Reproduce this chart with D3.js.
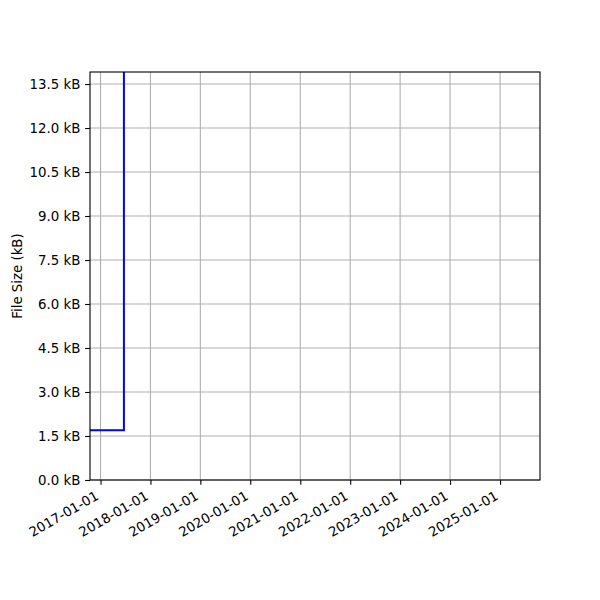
<!DOCTYPE html>
<html><head><meta charset="utf-8">
<script src="https://cdn.jsdelivr.net/npm/d3@7"></script>
<style>body{margin:0;background:#fff}svg text{font-family:"DejaVu Sans",sans-serif}</style>
</head><body><svg id="c" width="600" height="600"></svg>
<script>
const dates = ["2016-09-01", "2017-06-21", "2025-12-31"];
const sizes = [1.7, 20.0, 20.0];
const xDomain = ["2016-10-16", "2025-10-20"];
const yDomain = [0, 13.91];
const yTicks = [0, 1.5, 3.0, 4.5, 6.0, 7.5, 9.0, 10.5, 12.0, 13.5];
const xTickDates = ["2017-01-01","2018-01-01","2019-01-01","2020-01-01","2021-01-01","2022-01-01","2023-01-01","2024-01-01","2025-01-01"];

const parse = d3.utcParse("%Y-%m-%d");
const fmt = d3.utcFormat("%Y-%m-%d");
const svg = d3.select("#c");
const L=90,R=540,T=72,B=480;
const FS = 13.33;
const FF = "DejaVu Sans, sans-serif";
const TK = 4.86, PAD = 4.86;
const x = d3.scaleUtc().domain(xDomain.map(parse)).range([L,R]);
const y = d3.scaleLinear().domain(yDomain).range([B,T]);

// grid
const g = svg.append("g");
g.selectAll(".gx").data(xTickDates.map(parse)).join("line")
  .attr("x1",d=>x(d)).attr("x2",d=>x(d)).attr("y1",T).attr("y2",B)
  .attr("stroke","#b0b0b0").attr("stroke-width",1.1);
g.selectAll(".gy").data(yTicks).join("line")
  .attr("x1",L).attr("x2",R).attr("y1",d=>y(d)).attr("y2",d=>y(d))
  .attr("stroke","#b0b0b0").attr("stroke-width",1.1);

svg.append("clipPath").attr("id","clip").append("rect")
  .attr("x",L).attr("y",T).attr("width",R-L).attr("height",B-T);

const data = dates.map((d,i)=>({d:parse(d),v:sizes[i]}));
svg.append("path").datum(data).attr("clip-path","url(#clip)")
  .attr("fill","none").attr("stroke","#0000ff").attr("stroke-width",2)
  .attr("d", d3.line().x(d=>x(d.d)).y(d=>y(d.v)).curve(d3.curveStepAfter));

// axes
const xa = svg.append("g").attr("transform",`translate(0,${B})`)
  .call(d3.axisBottom(x).tickValues(xTickDates.map(parse)).tickFormat(fmt).tickSize(TK).tickPadding(PAD));
xa.attr("font-family",FF);
xa.select(".domain").remove();
xa.selectAll(".tick text").attr("font-size",FS).attr("fill","#000")
  .attr("text-anchor","end").attr("x",0).attr("y",0).attr("dy",0)
  .attr("transform","translate(-1.5,18.5) rotate(-30)");
xa.selectAll(".tick line").attr("stroke","#000").attr("stroke-width",1.1);

const ya = svg.append("g").attr("transform",`translate(${L},0)`)
  .call(d3.axisLeft(y).tickValues(yTicks).tickFormat(d=>d3.format(".1f")(d)+" kB").tickSize(TK).tickPadding(PAD));
ya.attr("font-family",FF);
ya.select(".domain").remove();
ya.selectAll("text").attr("font-size",FS).attr("fill","#000");
ya.selectAll(".tick line").attr("stroke","#000").attr("stroke-width",1.1);

svg.append("rect").attr("x",L).attr("y",T).attr("width",R-L).attr("height",B-T)
  .attr("fill","none").attr("stroke","#000").attr("stroke-width",1.1);

svg.append("text").attr("transform",`translate(21.5,${(T+B)/2}) rotate(-90)`)
  .attr("text-anchor","middle").attr("font-size",FS).attr("font-family",FF).text("File Size (kB)");
</script></body></html>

* [GOAL] Reproduce each line exactly as it appears, omitting the pictures.

* [ANSWER TO THE TASK]
Reproduce this chart with D3.js.
<!DOCTYPE html>
<html><head><meta charset="utf-8">
<script src="https://cdn.jsdelivr.net/npm/d3@7"></script>
<style>body{margin:0;background:#fff}svg text{font-family:"DejaVu Sans",sans-serif}</style>
</head><body><svg id="c" width="600" height="600"></svg>
<script>
const dates = ["2016-09-01", "2017-06-21", "2025-12-31"];
const sizes = [1.7, 20.0, 20.0];
const xDomain = ["2016-10-16", "2025-10-20"];
const yDomain = [0, 13.91];
const yTicks = [0, 1.5, 3.0, 4.5, 6.0, 7.5, 9.0, 10.5, 12.0, 13.5];
const xTickDates = ["2017-01-01","2018-01-01","2019-01-01","2020-01-01","2021-01-01","2022-01-01","2023-01-01","2024-01-01","2025-01-01"];

const parse = d3.utcParse("%Y-%m-%d");
const fmt = d3.utcFormat("%Y-%m-%d");
const svg = d3.select("#c");
const L=90,R=540,T=72,B=480;
const FS = 13.33;
const FF = "DejaVu Sans, sans-serif";
const TK = 4.86, PAD = 4.86;
const x = d3.scaleUtc().domain(xDomain.map(parse)).range([L,R]);
const y = d3.scaleLinear().domain(yDomain).range([B,T]);

// grid
const g = svg.append("g");
g.selectAll(".gx").data(xTickDates.map(parse)).join("line")
  .attr("x1",d=>x(d)).attr("x2",d=>x(d)).attr("y1",T).attr("y2",B)
  .attr("stroke","#b0b0b0").attr("stroke-width",1.1);
g.selectAll(".gy").data(yTicks).join("line")
  .attr("x1",L).attr("x2",R).attr("y1",d=>y(d)).attr("y2",d=>y(d))
  .attr("stroke","#b0b0b0").attr("stroke-width",1.1);

svg.append("clipPath").attr("id","clip").append("rect")
  .attr("x",L).attr("y",T).attr("width",R-L).attr("height",B-T);

const data = dates.map((d,i)=>({d:parse(d),v:sizes[i]}));
svg.append("path").datum(data).attr("clip-path","url(#clip)")
  .attr("fill","none").attr("stroke","#0000ff").attr("stroke-width",2)
  .attr("d", d3.line().x(d=>x(d.d)).y(d=>y(d.v)).curve(d3.curveStepAfter));

// axes
const xa = svg.append("g").attr("transform",`translate(0,${B})`)
  .call(d3.axisBottom(x).tickValues(xTickDates.map(parse)).tickFormat(fmt).tickSize(TK).tickPadding(PAD));
xa.attr("font-family",FF);
xa.select(".domain").remove();
xa.selectAll(".tick text").attr("font-size",FS).attr("fill","#000")
  .attr("text-anchor","end").attr("x",0).attr("y",0).attr("dy",0)
  .attr("transform","translate(-1.5,18.5) rotate(-30)");
xa.selectAll(".tick line").attr("stroke","#000").attr("stroke-width",1.1);

const ya = svg.append("g").attr("transform",`translate(${L},0)`)
  .call(d3.axisLeft(y).tickValues(yTicks).tickFormat(d=>d3.format(".1f")(d)+" kB").tickSize(TK).tickPadding(PAD));
ya.attr("font-family",FF);
ya.select(".domain").remove();
ya.selectAll("text").attr("font-size",FS).attr("fill","#000");
ya.selectAll(".tick line").attr("stroke","#000").attr("stroke-width",1.1);

svg.append("rect").attr("x",L).attr("y",T).attr("width",R-L).attr("height",B-T)
  .attr("fill","none").attr("stroke","#000").attr("stroke-width",1.1);

svg.append("text").attr("transform",`translate(21.5,${(T+B)/2}) rotate(-90)`)
  .attr("text-anchor","middle").attr("font-size",FS).attr("font-family",FF).text("File Size (kB)");
</script></body></html>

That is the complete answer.